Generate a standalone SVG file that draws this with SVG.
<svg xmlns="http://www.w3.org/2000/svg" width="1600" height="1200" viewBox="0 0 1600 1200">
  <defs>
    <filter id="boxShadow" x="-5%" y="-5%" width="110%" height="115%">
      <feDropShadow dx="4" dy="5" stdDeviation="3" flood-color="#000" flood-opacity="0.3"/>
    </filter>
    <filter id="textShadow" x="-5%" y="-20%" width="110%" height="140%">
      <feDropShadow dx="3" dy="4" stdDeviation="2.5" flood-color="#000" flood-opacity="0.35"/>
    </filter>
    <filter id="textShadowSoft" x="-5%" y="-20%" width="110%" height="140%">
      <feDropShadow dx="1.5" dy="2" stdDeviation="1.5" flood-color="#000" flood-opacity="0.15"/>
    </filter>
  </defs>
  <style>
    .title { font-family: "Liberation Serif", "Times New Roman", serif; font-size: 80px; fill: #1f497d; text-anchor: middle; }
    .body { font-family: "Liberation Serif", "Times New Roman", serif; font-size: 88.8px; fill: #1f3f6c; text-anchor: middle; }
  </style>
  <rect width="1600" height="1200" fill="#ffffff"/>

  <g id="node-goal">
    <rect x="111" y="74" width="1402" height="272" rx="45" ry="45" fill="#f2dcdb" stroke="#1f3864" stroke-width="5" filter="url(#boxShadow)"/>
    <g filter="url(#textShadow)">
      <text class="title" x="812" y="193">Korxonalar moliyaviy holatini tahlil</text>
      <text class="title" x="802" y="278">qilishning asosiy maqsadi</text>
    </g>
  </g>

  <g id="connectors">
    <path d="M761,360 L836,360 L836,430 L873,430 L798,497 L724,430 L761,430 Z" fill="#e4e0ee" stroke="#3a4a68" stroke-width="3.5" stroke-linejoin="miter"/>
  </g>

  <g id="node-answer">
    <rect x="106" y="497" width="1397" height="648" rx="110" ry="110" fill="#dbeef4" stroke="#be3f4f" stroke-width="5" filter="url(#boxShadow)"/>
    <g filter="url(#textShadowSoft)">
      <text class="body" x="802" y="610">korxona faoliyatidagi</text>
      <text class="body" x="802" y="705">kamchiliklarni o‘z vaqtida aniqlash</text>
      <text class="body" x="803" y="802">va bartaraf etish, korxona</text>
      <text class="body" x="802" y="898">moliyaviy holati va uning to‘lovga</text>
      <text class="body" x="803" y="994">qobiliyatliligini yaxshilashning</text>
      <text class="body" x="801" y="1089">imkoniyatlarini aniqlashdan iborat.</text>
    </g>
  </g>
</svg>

* **What you have to do**
Repeat the material word for word, in full.

* **Worked solution**
Generate a standalone SVG file that draws this with SVG.
<svg xmlns="http://www.w3.org/2000/svg" width="1600" height="1200" viewBox="0 0 1600 1200">
  <defs>
    <filter id="boxShadow" x="-5%" y="-5%" width="110%" height="115%">
      <feDropShadow dx="4" dy="5" stdDeviation="3" flood-color="#000" flood-opacity="0.3"/>
    </filter>
    <filter id="textShadow" x="-5%" y="-20%" width="110%" height="140%">
      <feDropShadow dx="3" dy="4" stdDeviation="2.5" flood-color="#000" flood-opacity="0.35"/>
    </filter>
    <filter id="textShadowSoft" x="-5%" y="-20%" width="110%" height="140%">
      <feDropShadow dx="1.5" dy="2" stdDeviation="1.5" flood-color="#000" flood-opacity="0.15"/>
    </filter>
  </defs>
  <style>
    .title { font-family: "Liberation Serif", "Times New Roman", serif; font-size: 80px; fill: #1f497d; text-anchor: middle; }
    .body { font-family: "Liberation Serif", "Times New Roman", serif; font-size: 88.8px; fill: #1f3f6c; text-anchor: middle; }
  </style>
  <rect width="1600" height="1200" fill="#ffffff"/>

  <g id="node-goal">
    <rect x="111" y="74" width="1402" height="272" rx="45" ry="45" fill="#f2dcdb" stroke="#1f3864" stroke-width="5" filter="url(#boxShadow)"/>
    <g filter="url(#textShadow)">
      <text class="title" x="812" y="193">Korxonalar moliyaviy holatini tahlil</text>
      <text class="title" x="802" y="278">qilishning asosiy maqsadi</text>
    </g>
  </g>

  <g id="connectors">
    <path d="M761,360 L836,360 L836,430 L873,430 L798,497 L724,430 L761,430 Z" fill="#e4e0ee" stroke="#3a4a68" stroke-width="3.5" stroke-linejoin="miter"/>
  </g>

  <g id="node-answer">
    <rect x="106" y="497" width="1397" height="648" rx="110" ry="110" fill="#dbeef4" stroke="#be3f4f" stroke-width="5" filter="url(#boxShadow)"/>
    <g filter="url(#textShadowSoft)">
      <text class="body" x="802" y="610">korxona faoliyatidagi</text>
      <text class="body" x="802" y="705">kamchiliklarni o‘z vaqtida aniqlash</text>
      <text class="body" x="803" y="802">va bartaraf etish, korxona</text>
      <text class="body" x="802" y="898">moliyaviy holati va uning to‘lovga</text>
      <text class="body" x="803" y="994">qobiliyatliligini yaxshilashning</text>
      <text class="body" x="801" y="1089">imkoniyatlarini aniqlashdan iborat.</text>
    </g>
  </g>
</svg>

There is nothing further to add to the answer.